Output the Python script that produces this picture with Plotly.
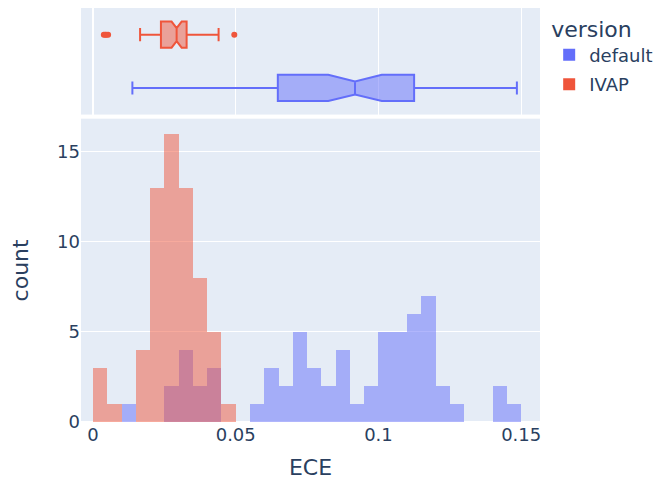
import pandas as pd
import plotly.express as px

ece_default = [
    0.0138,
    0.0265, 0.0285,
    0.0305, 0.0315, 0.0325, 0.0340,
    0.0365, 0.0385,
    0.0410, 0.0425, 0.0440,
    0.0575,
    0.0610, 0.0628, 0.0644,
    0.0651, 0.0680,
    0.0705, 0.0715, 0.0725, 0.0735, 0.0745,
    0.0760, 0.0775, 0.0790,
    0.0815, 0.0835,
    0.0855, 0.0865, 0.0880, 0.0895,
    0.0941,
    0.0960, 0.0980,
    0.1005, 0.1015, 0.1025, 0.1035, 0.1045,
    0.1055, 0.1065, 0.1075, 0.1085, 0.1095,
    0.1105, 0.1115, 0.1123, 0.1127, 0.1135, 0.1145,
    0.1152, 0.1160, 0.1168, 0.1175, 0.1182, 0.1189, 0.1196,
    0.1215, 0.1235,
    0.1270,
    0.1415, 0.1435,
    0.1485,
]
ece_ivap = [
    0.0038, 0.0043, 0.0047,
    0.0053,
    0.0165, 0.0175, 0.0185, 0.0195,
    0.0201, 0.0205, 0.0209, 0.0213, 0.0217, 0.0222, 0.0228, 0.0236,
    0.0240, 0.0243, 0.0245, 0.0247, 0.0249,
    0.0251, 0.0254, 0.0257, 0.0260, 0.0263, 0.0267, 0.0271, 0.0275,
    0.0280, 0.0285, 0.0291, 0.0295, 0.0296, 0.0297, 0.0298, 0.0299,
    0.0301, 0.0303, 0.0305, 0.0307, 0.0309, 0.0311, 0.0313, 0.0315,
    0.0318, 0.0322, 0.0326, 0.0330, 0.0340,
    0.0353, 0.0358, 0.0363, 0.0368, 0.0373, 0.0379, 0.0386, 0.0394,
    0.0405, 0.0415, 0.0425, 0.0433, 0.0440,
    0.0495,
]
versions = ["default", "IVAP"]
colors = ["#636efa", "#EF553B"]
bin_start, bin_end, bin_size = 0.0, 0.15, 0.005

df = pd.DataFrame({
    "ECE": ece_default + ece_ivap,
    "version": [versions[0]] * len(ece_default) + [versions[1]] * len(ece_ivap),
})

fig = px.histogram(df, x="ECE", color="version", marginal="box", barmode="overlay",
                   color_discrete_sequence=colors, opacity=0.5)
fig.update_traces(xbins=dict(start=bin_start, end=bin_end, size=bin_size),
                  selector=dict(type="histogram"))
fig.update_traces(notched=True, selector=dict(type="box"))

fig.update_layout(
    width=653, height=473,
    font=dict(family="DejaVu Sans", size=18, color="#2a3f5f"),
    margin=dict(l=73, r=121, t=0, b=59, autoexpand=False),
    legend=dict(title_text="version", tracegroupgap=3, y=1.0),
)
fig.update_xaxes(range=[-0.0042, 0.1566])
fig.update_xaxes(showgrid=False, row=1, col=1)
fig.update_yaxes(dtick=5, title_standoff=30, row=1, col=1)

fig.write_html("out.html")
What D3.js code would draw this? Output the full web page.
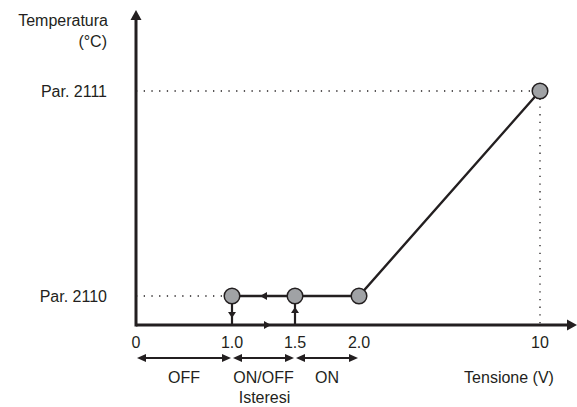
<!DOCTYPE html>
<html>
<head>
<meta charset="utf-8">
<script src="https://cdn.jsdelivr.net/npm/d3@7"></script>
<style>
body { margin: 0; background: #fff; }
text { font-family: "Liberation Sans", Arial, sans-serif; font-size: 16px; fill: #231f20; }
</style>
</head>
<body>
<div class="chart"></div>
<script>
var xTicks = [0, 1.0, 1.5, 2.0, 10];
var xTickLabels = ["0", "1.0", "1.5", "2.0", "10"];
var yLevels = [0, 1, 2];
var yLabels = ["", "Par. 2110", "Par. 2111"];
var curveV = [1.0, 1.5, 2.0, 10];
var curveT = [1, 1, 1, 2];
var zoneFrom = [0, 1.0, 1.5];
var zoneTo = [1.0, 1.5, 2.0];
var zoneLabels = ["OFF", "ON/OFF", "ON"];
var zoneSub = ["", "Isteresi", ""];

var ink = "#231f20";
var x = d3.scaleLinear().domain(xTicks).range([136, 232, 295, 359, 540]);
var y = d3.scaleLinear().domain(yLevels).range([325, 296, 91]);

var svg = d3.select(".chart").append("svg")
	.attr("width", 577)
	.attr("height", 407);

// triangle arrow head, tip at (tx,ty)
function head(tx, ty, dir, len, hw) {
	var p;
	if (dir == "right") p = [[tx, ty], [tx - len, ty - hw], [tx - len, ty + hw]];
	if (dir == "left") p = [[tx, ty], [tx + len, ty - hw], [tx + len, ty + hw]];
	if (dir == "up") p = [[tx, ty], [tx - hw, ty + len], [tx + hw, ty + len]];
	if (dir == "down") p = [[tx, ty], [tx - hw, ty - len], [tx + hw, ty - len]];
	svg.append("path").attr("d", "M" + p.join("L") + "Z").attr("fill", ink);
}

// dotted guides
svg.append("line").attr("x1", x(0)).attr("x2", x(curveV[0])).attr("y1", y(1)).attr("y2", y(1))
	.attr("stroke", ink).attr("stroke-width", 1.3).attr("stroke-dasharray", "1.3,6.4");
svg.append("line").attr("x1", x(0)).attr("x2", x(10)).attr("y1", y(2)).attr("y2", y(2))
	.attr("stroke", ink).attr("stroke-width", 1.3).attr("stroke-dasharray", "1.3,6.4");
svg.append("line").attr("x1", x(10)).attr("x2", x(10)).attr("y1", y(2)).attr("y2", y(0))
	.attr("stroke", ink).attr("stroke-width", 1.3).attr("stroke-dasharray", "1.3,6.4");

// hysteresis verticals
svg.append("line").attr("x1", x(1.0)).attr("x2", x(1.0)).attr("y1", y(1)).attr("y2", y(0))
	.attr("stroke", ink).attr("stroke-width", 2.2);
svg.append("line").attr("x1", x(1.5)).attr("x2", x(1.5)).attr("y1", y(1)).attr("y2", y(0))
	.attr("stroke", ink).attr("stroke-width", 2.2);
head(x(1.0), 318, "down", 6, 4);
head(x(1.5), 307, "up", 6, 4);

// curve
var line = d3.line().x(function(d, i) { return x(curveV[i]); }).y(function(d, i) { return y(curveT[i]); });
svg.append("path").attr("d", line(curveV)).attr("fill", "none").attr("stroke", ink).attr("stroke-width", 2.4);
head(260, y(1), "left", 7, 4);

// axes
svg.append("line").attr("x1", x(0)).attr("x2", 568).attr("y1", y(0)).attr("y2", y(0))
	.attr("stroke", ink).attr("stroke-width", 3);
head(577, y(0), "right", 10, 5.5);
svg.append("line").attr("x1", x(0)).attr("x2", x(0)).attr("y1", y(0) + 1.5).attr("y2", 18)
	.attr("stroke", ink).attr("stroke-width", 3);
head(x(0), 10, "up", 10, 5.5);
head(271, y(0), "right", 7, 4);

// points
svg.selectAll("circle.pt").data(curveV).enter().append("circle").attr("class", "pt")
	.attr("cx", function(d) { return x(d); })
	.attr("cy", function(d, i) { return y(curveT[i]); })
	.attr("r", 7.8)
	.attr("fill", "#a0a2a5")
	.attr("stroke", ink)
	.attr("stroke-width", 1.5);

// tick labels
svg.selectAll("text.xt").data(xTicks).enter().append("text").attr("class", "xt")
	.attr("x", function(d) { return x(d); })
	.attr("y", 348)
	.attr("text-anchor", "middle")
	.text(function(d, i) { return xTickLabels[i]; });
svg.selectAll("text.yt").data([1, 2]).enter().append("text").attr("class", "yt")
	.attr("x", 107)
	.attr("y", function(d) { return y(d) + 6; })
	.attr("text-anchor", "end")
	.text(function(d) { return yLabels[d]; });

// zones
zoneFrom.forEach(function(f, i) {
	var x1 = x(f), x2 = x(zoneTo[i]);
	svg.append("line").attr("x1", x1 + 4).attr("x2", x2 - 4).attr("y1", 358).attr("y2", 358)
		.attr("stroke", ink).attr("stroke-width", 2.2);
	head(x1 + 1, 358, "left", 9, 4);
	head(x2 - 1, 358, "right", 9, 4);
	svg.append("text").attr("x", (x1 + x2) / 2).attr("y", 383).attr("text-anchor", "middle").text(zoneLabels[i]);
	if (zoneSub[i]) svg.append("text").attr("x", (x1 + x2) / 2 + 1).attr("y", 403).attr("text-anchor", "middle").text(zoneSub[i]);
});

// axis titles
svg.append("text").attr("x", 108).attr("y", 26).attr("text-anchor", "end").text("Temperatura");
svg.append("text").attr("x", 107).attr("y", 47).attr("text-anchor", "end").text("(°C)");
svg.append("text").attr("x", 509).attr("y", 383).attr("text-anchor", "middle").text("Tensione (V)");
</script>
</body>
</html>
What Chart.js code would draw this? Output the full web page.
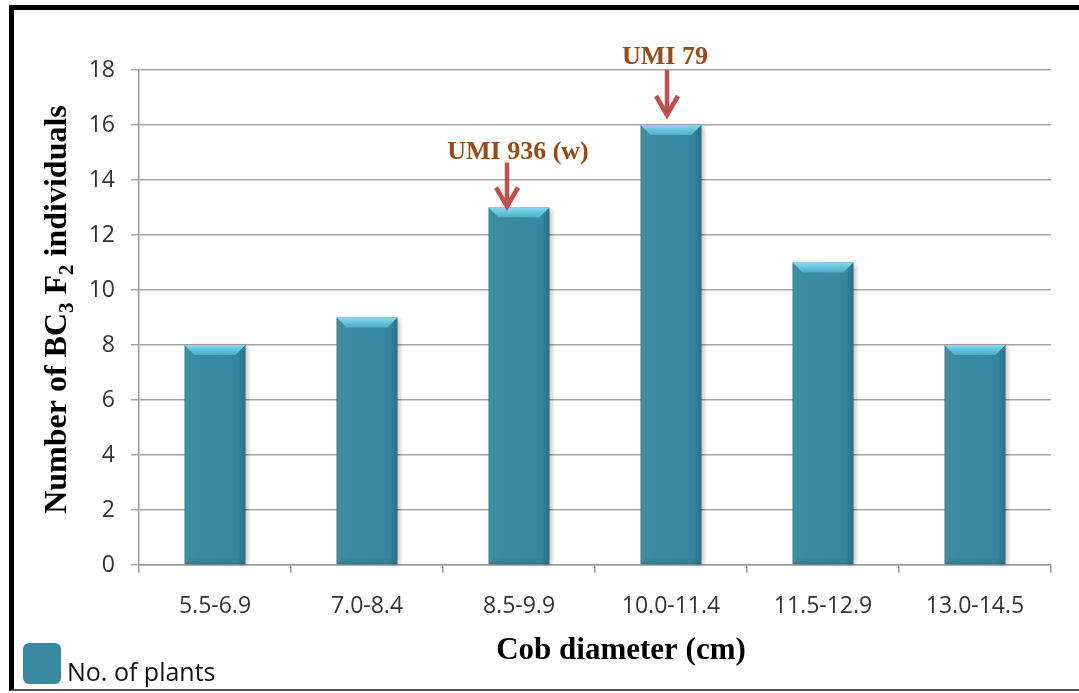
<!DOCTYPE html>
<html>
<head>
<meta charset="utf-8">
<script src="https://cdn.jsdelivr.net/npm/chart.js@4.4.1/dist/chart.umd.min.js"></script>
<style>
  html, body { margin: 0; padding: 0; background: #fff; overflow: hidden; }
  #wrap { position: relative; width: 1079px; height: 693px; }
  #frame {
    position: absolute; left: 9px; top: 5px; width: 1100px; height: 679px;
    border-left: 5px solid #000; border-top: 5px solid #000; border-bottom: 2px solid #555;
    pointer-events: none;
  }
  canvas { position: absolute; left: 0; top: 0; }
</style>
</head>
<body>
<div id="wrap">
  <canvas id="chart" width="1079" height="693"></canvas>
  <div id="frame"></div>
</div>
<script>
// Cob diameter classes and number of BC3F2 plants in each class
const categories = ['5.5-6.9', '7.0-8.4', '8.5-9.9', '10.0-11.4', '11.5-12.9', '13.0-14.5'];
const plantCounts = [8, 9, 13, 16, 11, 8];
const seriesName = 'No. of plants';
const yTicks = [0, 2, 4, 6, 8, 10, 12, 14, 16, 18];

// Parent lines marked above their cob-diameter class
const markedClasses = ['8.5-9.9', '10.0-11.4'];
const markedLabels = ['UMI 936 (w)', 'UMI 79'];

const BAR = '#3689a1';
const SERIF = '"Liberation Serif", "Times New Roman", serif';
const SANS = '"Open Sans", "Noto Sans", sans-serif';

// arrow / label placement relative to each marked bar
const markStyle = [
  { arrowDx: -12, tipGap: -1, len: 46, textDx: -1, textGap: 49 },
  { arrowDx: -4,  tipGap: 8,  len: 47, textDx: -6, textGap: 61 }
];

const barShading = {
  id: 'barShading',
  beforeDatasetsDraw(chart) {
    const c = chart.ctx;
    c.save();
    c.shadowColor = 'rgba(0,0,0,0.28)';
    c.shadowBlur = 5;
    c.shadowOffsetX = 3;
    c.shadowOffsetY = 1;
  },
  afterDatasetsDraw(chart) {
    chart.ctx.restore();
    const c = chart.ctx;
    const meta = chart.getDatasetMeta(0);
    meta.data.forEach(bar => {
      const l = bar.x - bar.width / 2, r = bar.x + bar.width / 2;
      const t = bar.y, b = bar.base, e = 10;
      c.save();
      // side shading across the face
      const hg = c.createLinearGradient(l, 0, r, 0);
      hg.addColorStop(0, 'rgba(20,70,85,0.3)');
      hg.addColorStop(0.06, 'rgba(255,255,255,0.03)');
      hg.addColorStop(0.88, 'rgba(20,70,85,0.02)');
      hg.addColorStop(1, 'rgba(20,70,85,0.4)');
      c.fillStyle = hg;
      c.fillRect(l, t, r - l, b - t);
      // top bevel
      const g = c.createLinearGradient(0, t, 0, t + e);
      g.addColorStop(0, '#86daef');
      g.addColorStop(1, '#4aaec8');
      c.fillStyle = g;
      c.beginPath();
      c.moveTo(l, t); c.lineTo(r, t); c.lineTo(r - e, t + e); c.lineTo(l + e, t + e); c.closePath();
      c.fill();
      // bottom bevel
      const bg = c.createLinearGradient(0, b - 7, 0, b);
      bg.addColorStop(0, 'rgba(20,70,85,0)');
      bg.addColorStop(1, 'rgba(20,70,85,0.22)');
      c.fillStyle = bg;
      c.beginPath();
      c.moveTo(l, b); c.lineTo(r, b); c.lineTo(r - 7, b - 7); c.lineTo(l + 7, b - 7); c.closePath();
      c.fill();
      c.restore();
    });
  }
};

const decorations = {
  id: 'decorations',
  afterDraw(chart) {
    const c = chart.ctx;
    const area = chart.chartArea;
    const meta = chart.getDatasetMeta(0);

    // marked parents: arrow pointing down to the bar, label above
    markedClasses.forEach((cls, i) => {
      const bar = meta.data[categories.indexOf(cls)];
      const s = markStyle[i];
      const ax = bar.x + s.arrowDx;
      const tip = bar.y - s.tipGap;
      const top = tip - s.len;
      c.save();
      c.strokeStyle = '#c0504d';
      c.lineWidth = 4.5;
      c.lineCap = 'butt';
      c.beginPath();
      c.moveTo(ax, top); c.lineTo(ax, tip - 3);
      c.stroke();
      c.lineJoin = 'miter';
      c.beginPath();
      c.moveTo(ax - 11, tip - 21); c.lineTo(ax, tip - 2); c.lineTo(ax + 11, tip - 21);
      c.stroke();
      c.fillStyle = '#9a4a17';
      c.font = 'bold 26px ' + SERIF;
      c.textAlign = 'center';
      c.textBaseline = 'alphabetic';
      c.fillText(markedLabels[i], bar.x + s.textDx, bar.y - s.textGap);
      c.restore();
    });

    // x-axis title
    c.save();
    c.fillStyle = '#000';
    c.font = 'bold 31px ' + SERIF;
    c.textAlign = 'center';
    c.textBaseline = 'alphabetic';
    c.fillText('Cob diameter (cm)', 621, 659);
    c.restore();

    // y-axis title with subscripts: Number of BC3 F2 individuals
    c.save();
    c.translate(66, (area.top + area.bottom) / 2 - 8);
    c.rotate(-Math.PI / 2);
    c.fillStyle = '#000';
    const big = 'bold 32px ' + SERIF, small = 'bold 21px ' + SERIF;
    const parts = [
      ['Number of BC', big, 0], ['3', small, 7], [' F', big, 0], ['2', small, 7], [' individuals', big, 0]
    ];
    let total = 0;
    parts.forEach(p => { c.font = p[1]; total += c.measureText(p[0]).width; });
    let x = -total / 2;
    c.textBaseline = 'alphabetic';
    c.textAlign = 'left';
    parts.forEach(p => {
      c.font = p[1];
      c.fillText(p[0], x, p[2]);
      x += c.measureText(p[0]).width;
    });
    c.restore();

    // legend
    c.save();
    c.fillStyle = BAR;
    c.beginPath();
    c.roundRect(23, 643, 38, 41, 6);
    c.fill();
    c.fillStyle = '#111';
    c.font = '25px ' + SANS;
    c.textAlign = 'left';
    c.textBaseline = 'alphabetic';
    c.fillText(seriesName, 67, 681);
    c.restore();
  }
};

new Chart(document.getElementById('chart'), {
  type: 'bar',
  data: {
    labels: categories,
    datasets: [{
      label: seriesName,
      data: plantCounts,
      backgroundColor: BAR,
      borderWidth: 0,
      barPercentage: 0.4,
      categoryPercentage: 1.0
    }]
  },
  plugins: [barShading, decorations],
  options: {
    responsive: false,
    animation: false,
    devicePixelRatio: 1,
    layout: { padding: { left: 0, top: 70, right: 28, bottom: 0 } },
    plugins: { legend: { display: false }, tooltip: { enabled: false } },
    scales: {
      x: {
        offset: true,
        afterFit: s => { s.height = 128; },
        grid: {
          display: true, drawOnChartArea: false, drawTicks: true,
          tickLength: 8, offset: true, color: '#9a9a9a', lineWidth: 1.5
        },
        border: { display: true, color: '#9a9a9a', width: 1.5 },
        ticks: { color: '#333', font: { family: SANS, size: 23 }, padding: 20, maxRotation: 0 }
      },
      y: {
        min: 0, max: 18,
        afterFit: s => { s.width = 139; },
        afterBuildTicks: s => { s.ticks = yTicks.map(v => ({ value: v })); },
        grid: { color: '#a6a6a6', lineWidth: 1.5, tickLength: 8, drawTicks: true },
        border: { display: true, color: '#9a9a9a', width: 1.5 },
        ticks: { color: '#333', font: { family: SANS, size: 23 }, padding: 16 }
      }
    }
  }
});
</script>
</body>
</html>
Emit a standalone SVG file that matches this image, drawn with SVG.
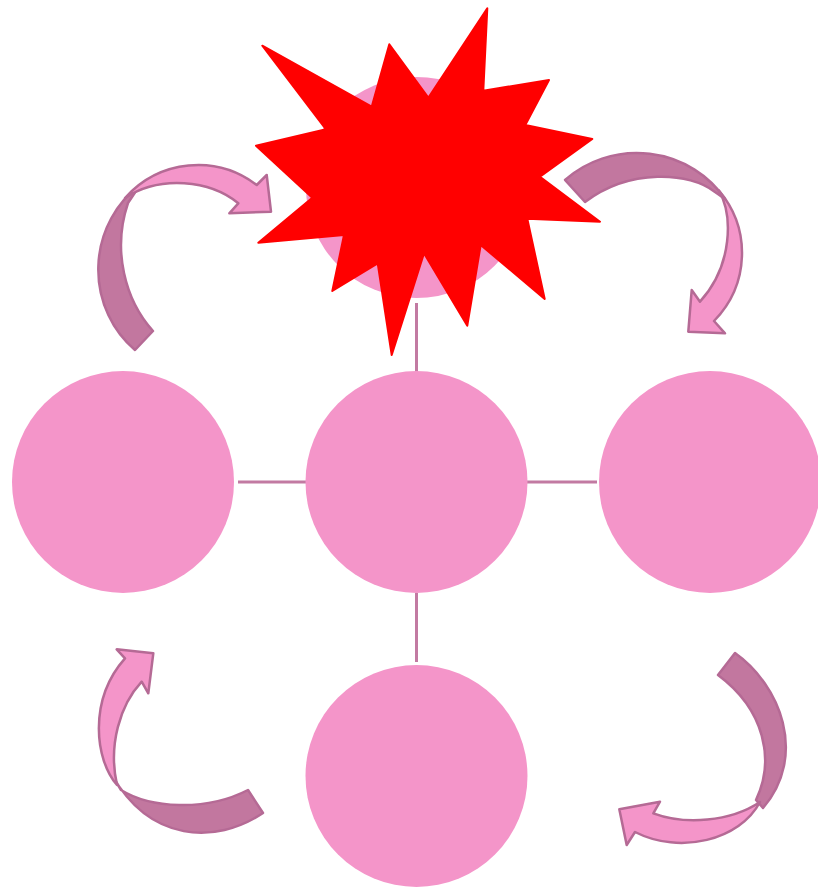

================

§ **Exercise requirements**
Only lines belong in the copy: transcribe those from the start of the data through the line that contains "import plotly.express as px", and skip the pictures.

§ **Answer to the exercise**
Output the Python script that produces this picture with Plotly.
import pandas as pd
import plotly.express as px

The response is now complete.